Predictions are judged as predictions, not statements of fact. In general, possible outcomes are modeled on a bell curve. Mathematically, if 97-50-3 has some probability of occurring you simply cannot label his prediction "wrong

Hate to interrupt the conversation, but lay off Polnut and recall that sampling bias is a thing. The rest of that post is skeptic claptrap I had thought Fivethirtyeight had quashed well...

First of all, I am not particularly impressed with your opinion of the merits or demerits of some unstated argument by some sports prognosticator. If you think his arguments actually have some merit by all means share them.

It is not "skeptic claptrap" that another mathematical model of the British Columbia election showed a BC Liberal popular vote and seat majorities being something on the order of three- and two-sigma events respectively with the actual comfortable margins being achieved even more highly improbable.  Is it really "skeptic claptrap" to point out this objective fact because a four-sigma event just happened by chance, or was it the underlying model itself that was the "claptrap?"

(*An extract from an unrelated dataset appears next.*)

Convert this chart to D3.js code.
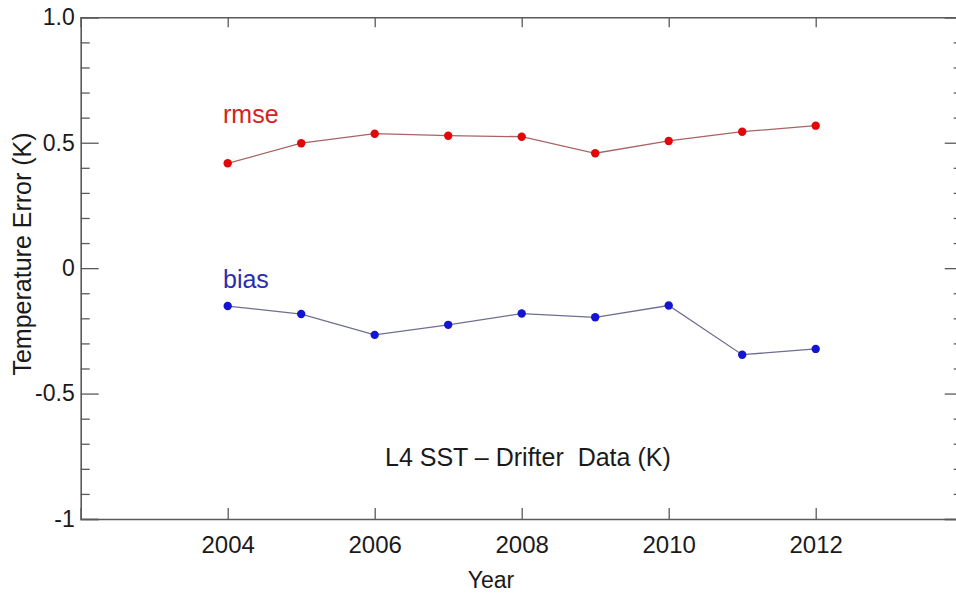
<!DOCTYPE html>
<html>
<head>
<meta charset="utf-8">
<script src="https://cdn.jsdelivr.net/npm/d3@7"></script>
<style>
  html, body { margin: 0; padding: 0; background: #fff; }
  svg { display: block; font-family: "Liberation Sans", Arial, sans-serif; }
</style>
</head>
<body>
<svg id="chart" width="956" height="595"></svg>
<script>
const years = [2004, 2005, 2006, 2007, 2008, 2009, 2010, 2011, 2012];
const rmse  = [0.418, 0.498, 0.536, 0.528, 0.524, 0.458, 0.507, 0.544, 0.568];
const bias  = [-0.151, -0.183, -0.266, -0.226, -0.181, -0.196, -0.149, -0.345, -0.322];
const seriesNames = ["rmse", "bias"];
const xTickValues = [2004, 2006, 2008, 2010, 2012];
const yTickValues = [-1, -0.5, 0, 0.5, 1];
const yTickLabels = ["-1", "-0.5", "0", "0.5", "1.0"];
const yMinorValues = [-0.9, -0.8, -0.7, -0.6, -0.4, -0.3, -0.2, -0.1, 0.1, 0.2, 0.3, 0.4, 0.6, 0.7, 0.8, 0.9];
const xTitle = "Year";
const yTitle = "Temperature Error (K)";
const annotation = "L4 SST \u2013 Drifter\u00a0 Data (K)";

const svg = d3.select("#chart");
const mLeft = 80.7, mRight = 962.7, mTop = 17.3, mBottom = 519;
const x = d3.scaleLinear().domain([2002, 2014]).range([mLeft, mRight]);
const y = d3.scaleLinear().domain([-1, 1]).range([mBottom, mTop]);

const axisColor = "#5a5a5a";
function styleAxis(g) {
  g.select(".domain").attr("stroke", axisColor).attr("stroke-width", 1.6);
  g.selectAll(".tick line").attr("stroke", axisColor).attr("stroke-width", 1.3);
  g.selectAll("text").attr("fill", "#1a1a1a").attr("font-family", "Liberation Sans, Arial, sans-serif");
}

// left major
svg.append("g").attr("transform", `translate(${mLeft},0)`)
  .call(d3.axisLeft(y).tickValues(yTickValues).tickFormat((d, i) => yTickLabels[i]).tickSize(-18).tickPadding(6))
  .call(styleAxis)
  .call(g => g.selectAll("text").attr("font-size", 23));
// left minor
svg.append("g").attr("transform", `translate(${mLeft},0)`)
  .call(d3.axisLeft(y).tickValues(yMinorValues).tickFormat("").tickSize(-9))
  .call(styleAxis).call(g => g.select(".domain").remove());
// right major/minor
svg.append("g").attr("transform", `translate(${mRight},0)`)
  .call(d3.axisRight(y).tickValues(yTickValues).tickFormat("").tickSize(-18))
  .call(styleAxis);
svg.append("g").attr("transform", `translate(${mRight},0)`)
  .call(d3.axisRight(y).tickValues(yMinorValues).tickFormat("").tickSize(-9))
  .call(styleAxis).call(g => g.select(".domain").remove());
// bottom
svg.append("g").attr("transform", `translate(0,${mBottom})`)
  .call(d3.axisBottom(x).tickValues(xTickValues).tickFormat(d3.format("d")).tickSize(-11).tickPadding(17))
  .call(styleAxis)
  .call(g => g.selectAll("text").attr("font-size", 24));
// top
svg.append("g").attr("transform", `translate(0,${mTop})`)
  .call(d3.axisTop(x).tickValues(xTickValues).tickFormat("").tickSize(-10))
  .call(styleAxis);

// titles
svg.append("text").attr("x", 491).attr("y", 588).attr("text-anchor", "middle")
  .attr("font-size", 23).attr("fill", "#1a1a1a").text(xTitle);
svg.append("text").attr("transform", "translate(31,254) rotate(-90)").attr("text-anchor", "middle")
  .attr("font-size", 25).attr("fill", "#1a1a1a").text(yTitle);
svg.append("text").attr("x", 385).attr("y", 466).attr("font-size", 25)
  .attr("fill", "#1a1a1a").style("white-space", "pre").text(annotation);

// series
const series = [
  { name: seriesNames[0], values: rmse, line: "#a86464", point: "#e00808", label: "#d42222", ly: 123 },
  { name: seriesNames[1], values: bias, line: "#6e6e90", point: "#1414d2", label: "#2c2cb0", ly: 288 }
];
const line = d3.line().x((d, i) => x(years[i])).y(d => y(d));
series.forEach(s => {
  svg.append("path").datum(s.values).attr("d", line)
    .attr("fill", "none").attr("stroke", s.line).attr("stroke-width", 1.3);
  svg.append("g").selectAll("circle").data(s.values).join("circle")
    .attr("cx", (d, i) => x(years[i])).attr("cy", d => y(d)).attr("r", 4.2)
    .attr("fill", s.point);
  svg.append("text").attr("x", 223).attr("y", s.ly).attr("font-size", 25)
    .attr("fill", s.label).text(s.name);
});
</script>
</body>
</html>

Blaming "sampling bias" makes no sense. It is akin to arguing, "My model wouldn't have garbage out if it didn't have garbage in."  It would seem immediately obvious that if you want to model the variability of an election result that projection would model the variability of the sampling. Obviously, some hand-waving occurred. Turns out that the simplifying assumptions resulted in the model being simplistic.  That is just the objective fact, unless you want to argue sometimes lightening stricks the same person twice in one year.  

Another assumption in such models is that what happens during the balance of the election doesn't matter. Apparently, prognosticators can't model last-minute doubts about the Labor defeating John Majors, or the BC NDP returning to power after their previous stint, so they assume such events don't occur. Again, their models are counter-factual.

The person who has to "lay off" someone is Polnut. His formulation has every indication of him speaking ex cathedra when he is simply in no position to do so whatsoever.